▸ **DIRECTIONS**
Starting at the top of the listing, extract every line up to and including the one with "const textColor = '#595959'". Pictures stay out of the copy.

(Rows from a dataset of charts and code)
>> START
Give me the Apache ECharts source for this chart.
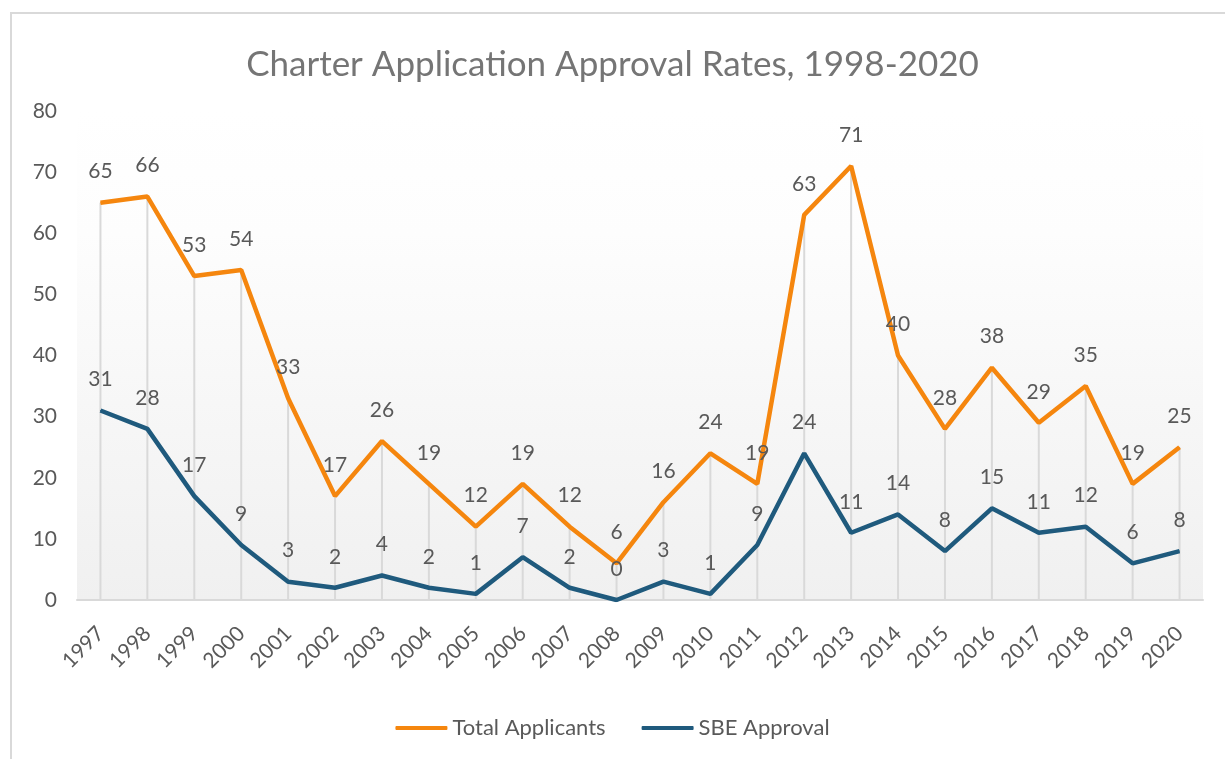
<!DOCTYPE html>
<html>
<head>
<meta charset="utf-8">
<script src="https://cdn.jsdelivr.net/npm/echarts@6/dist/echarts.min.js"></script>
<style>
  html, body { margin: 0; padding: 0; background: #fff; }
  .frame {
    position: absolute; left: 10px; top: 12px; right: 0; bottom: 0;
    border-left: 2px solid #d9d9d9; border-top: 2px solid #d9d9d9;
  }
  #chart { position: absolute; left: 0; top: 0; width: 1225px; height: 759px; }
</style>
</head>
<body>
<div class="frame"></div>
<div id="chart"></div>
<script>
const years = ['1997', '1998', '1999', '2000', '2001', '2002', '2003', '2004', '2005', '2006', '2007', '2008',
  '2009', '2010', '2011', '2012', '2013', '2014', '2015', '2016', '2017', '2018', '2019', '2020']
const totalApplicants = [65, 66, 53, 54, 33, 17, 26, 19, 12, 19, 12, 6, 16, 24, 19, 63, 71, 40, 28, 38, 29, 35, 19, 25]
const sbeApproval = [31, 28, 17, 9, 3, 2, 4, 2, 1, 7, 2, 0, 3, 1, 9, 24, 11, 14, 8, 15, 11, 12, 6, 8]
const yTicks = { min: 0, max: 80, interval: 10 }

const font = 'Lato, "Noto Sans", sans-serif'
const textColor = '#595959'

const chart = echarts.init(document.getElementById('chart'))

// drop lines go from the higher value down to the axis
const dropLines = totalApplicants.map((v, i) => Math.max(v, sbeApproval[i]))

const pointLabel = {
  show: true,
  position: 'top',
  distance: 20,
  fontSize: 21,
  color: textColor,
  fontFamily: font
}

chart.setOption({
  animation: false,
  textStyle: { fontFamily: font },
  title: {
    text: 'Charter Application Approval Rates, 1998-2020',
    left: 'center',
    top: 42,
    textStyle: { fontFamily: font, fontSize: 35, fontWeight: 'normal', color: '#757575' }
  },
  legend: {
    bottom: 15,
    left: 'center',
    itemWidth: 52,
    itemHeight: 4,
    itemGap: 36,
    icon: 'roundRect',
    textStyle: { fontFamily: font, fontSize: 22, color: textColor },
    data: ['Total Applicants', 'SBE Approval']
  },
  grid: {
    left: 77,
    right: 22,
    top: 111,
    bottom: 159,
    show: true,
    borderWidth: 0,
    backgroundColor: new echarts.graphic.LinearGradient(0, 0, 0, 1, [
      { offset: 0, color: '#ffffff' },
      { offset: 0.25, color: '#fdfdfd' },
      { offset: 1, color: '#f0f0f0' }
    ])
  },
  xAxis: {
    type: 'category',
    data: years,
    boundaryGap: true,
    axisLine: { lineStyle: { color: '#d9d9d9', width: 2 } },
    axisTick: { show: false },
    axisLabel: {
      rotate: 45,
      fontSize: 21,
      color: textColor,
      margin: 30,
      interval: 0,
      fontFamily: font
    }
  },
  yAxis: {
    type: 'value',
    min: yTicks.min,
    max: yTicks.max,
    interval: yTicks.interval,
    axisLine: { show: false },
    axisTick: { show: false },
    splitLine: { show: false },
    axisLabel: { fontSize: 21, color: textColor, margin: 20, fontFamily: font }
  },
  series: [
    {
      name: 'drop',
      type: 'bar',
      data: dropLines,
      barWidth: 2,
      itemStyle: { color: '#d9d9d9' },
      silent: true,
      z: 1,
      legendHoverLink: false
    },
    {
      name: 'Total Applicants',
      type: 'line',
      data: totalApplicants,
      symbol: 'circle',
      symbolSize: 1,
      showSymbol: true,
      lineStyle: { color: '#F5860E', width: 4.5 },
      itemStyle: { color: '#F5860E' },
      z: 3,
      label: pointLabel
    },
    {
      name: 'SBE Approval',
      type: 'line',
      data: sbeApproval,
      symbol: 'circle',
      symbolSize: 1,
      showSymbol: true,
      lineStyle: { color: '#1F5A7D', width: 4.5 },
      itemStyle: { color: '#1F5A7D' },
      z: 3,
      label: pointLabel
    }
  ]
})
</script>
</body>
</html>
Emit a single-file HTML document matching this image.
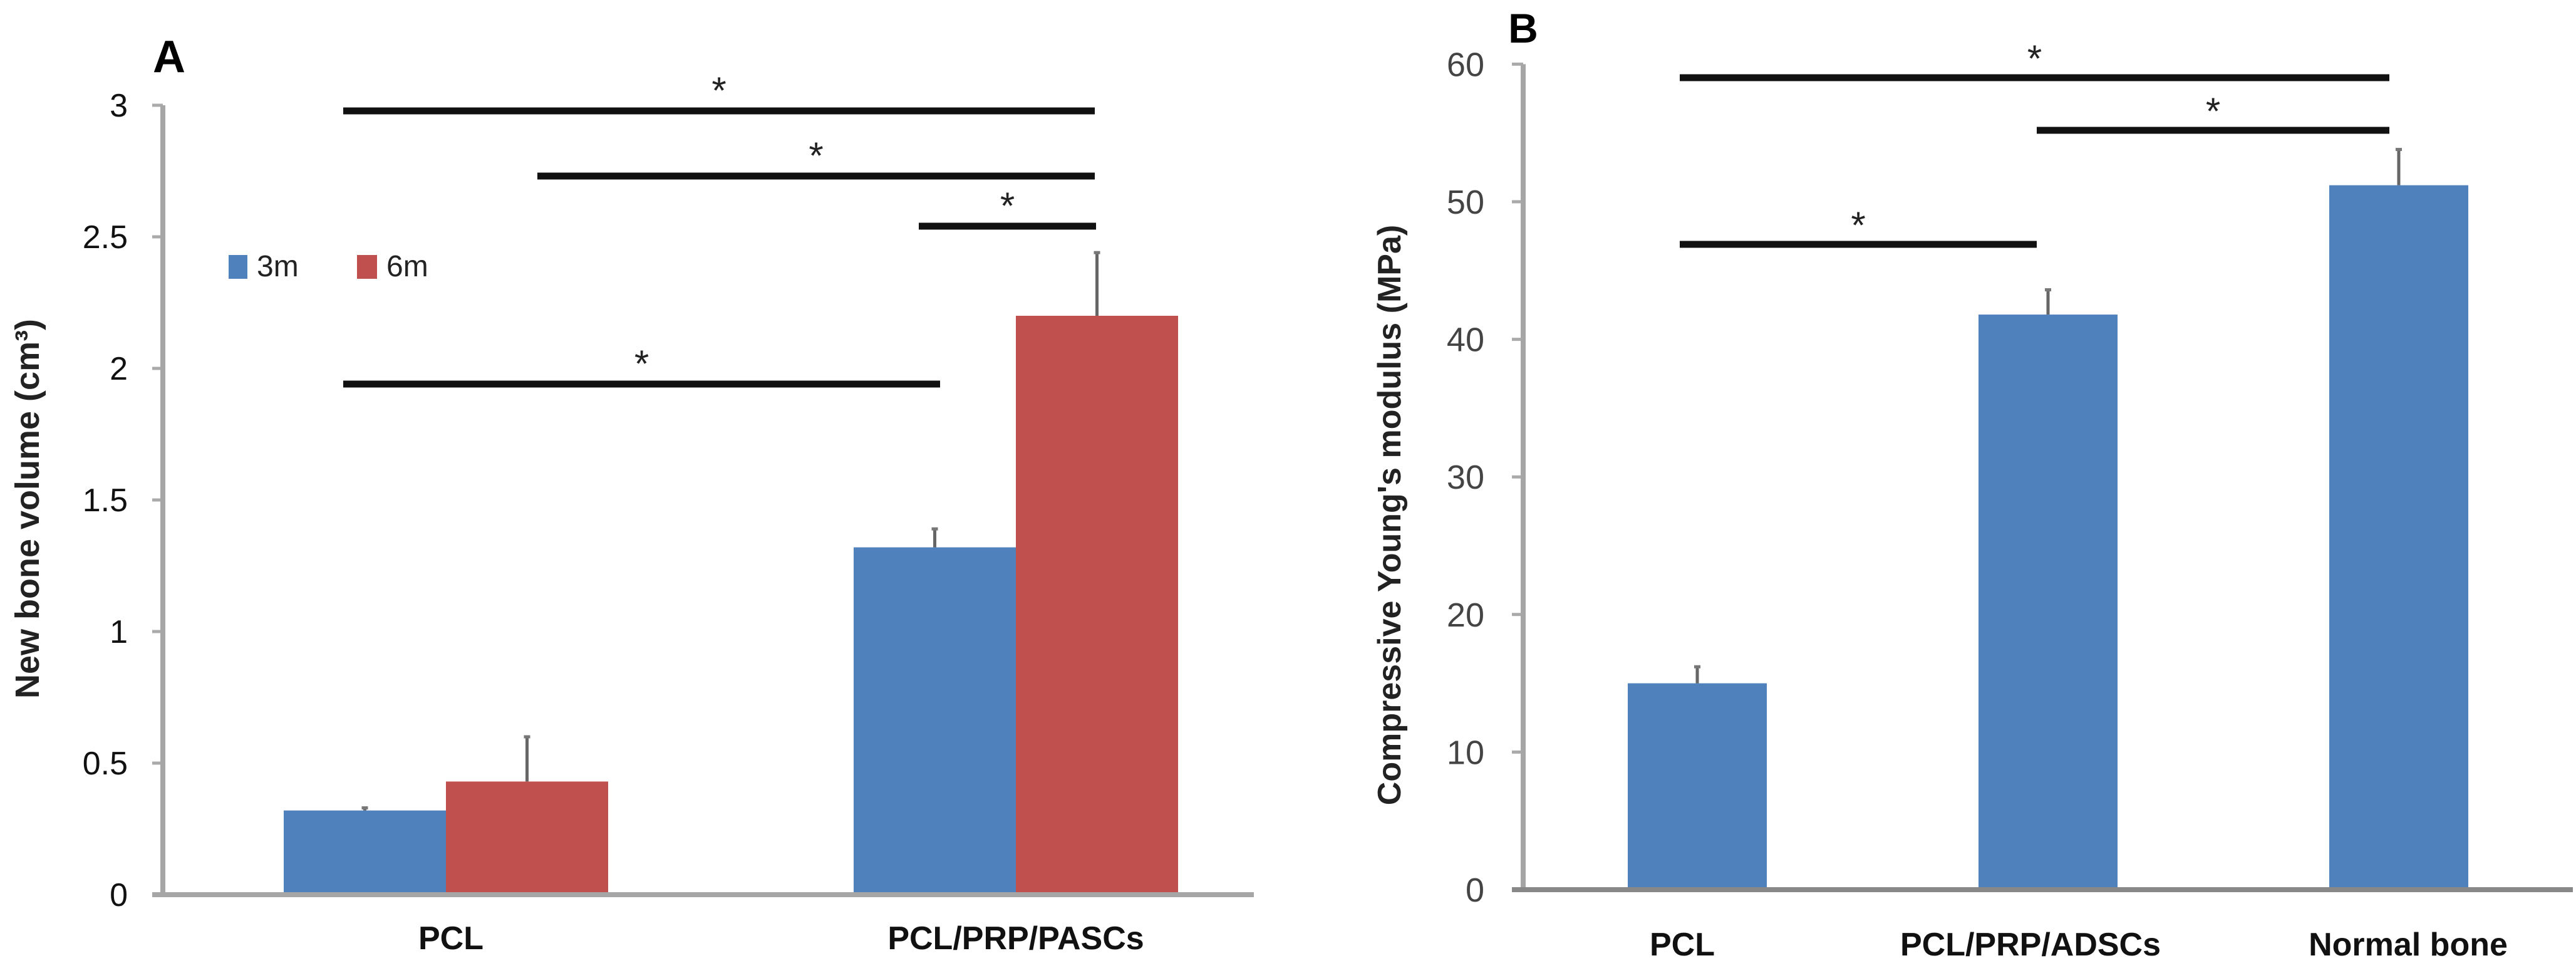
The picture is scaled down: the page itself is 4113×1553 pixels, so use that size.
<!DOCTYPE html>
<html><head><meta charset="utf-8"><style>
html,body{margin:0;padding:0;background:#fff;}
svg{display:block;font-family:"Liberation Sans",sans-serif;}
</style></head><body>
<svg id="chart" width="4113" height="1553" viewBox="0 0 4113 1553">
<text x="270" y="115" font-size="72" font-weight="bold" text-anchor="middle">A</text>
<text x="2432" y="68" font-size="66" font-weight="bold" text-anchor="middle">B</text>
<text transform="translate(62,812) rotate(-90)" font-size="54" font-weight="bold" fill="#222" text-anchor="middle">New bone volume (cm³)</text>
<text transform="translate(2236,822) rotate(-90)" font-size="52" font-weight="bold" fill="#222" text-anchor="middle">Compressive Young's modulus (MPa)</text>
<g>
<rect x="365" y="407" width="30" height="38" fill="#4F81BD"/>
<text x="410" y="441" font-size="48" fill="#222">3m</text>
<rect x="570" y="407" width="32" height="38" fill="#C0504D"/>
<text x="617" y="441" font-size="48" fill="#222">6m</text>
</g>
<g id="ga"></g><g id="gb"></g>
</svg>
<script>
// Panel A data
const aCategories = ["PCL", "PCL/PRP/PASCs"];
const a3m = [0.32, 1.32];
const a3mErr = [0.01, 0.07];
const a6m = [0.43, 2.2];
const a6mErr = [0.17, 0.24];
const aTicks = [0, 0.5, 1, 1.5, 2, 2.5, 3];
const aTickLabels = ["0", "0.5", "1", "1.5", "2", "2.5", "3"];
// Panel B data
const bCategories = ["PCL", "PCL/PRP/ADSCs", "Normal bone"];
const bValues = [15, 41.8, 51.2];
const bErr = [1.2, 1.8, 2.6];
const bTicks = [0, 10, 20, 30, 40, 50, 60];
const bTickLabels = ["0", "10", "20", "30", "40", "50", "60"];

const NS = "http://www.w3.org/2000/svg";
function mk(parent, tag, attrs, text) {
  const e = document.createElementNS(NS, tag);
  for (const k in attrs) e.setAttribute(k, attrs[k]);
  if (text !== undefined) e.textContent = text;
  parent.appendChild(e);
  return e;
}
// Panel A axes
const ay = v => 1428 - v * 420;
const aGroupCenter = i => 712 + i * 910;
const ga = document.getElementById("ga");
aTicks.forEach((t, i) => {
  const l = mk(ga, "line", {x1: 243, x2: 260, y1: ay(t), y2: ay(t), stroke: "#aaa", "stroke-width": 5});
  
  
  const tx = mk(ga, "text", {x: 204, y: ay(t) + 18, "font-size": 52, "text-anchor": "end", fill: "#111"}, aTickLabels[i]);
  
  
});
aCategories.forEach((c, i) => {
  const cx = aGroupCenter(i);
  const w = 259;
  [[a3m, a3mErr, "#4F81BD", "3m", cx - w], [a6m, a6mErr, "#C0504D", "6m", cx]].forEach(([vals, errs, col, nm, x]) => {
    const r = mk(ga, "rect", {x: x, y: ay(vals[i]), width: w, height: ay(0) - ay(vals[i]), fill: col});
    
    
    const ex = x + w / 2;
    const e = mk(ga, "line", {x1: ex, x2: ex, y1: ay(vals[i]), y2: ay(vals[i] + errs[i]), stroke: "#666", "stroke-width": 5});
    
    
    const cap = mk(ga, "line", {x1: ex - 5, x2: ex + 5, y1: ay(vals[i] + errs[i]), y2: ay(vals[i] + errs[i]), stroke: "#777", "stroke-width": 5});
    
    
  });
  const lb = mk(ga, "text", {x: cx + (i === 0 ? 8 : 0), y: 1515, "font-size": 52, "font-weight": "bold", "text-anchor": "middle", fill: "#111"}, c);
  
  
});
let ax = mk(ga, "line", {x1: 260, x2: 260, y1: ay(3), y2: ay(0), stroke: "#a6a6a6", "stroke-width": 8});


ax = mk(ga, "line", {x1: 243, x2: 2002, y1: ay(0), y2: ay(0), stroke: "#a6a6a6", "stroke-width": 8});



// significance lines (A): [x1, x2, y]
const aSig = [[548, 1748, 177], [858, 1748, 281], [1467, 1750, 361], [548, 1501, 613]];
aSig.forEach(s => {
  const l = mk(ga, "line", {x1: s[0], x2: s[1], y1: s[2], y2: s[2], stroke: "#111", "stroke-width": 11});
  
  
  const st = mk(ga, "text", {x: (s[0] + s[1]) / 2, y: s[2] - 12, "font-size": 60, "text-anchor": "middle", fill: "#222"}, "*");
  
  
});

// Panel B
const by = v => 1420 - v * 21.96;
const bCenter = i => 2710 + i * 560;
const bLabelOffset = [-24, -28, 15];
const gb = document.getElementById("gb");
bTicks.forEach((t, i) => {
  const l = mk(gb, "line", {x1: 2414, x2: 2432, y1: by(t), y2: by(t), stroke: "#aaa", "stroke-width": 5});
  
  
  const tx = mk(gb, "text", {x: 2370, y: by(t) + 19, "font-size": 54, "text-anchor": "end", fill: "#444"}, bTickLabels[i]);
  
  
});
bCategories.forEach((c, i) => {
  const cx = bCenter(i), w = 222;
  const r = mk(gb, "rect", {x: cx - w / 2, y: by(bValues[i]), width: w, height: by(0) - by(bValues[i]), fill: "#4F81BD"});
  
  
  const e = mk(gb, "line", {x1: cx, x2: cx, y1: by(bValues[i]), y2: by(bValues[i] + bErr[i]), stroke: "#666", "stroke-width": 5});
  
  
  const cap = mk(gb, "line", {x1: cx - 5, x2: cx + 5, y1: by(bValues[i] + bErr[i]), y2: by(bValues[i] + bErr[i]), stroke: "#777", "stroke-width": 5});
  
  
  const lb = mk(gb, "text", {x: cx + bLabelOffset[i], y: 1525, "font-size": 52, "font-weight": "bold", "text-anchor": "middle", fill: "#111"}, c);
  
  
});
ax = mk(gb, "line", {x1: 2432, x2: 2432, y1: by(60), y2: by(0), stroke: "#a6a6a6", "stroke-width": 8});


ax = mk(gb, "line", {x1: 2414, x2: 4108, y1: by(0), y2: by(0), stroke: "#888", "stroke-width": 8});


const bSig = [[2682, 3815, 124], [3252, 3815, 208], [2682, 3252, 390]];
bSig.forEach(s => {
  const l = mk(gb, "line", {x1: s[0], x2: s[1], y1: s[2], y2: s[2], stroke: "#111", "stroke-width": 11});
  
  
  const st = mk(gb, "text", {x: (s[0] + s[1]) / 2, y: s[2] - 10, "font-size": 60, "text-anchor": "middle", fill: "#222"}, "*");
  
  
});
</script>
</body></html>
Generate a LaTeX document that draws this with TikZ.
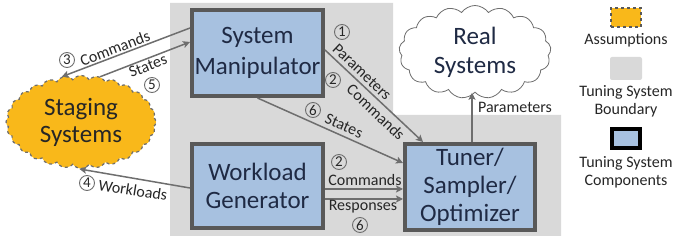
>> END
▸ **THE OUTPUT**
Give me the Apache ECharts source for this chart.
<!DOCTYPE html>
<html>
<head>
<meta charset="utf-8">
<script src="https://cdn.jsdelivr.net/npm/echarts@6/dist/echarts.min.js"></script>
<style>
  html, body { margin: 0; padding: 0; background: #fff; }
  .frame {
    position: absolute; left: 10px; top: 12px; right: 0; bottom: 0;
    border-left: 2px solid #d9d9d9; border-top: 2px solid #d9d9d9;
  }
  #chart { position: absolute; left: 0; top: 0; width: 1225px; height: 759px; }
</style>
</head>
<body>
<div class="frame"></div>
<div id="chart"></div>
<script>
const years = ['1997', '1998', '1999', '2000', '2001', '2002', '2003', '2004', '2005', '2006', '2007', '2008',
  '2009', '2010', '2011', '2012', '2013', '2014', '2015', '2016', '2017', '2018', '2019', '2020']
const totalApplicants = [65, 66, 53, 54, 33, 17, 26, 19, 12, 19, 12, 6, 16, 24, 19, 63, 71, 40, 28, 38, 29, 35, 19, 25]
const sbeApproval = [31, 28, 17, 9, 3, 2, 4, 2, 1, 7, 2, 0, 3, 1, 9, 24, 11, 14, 8, 15, 11, 12, 6, 8]
const yTicks = { min: 0, max: 80, interval: 10 }

const font = 'Lato, "Noto Sans", sans-serif'
const textColor = '#595959'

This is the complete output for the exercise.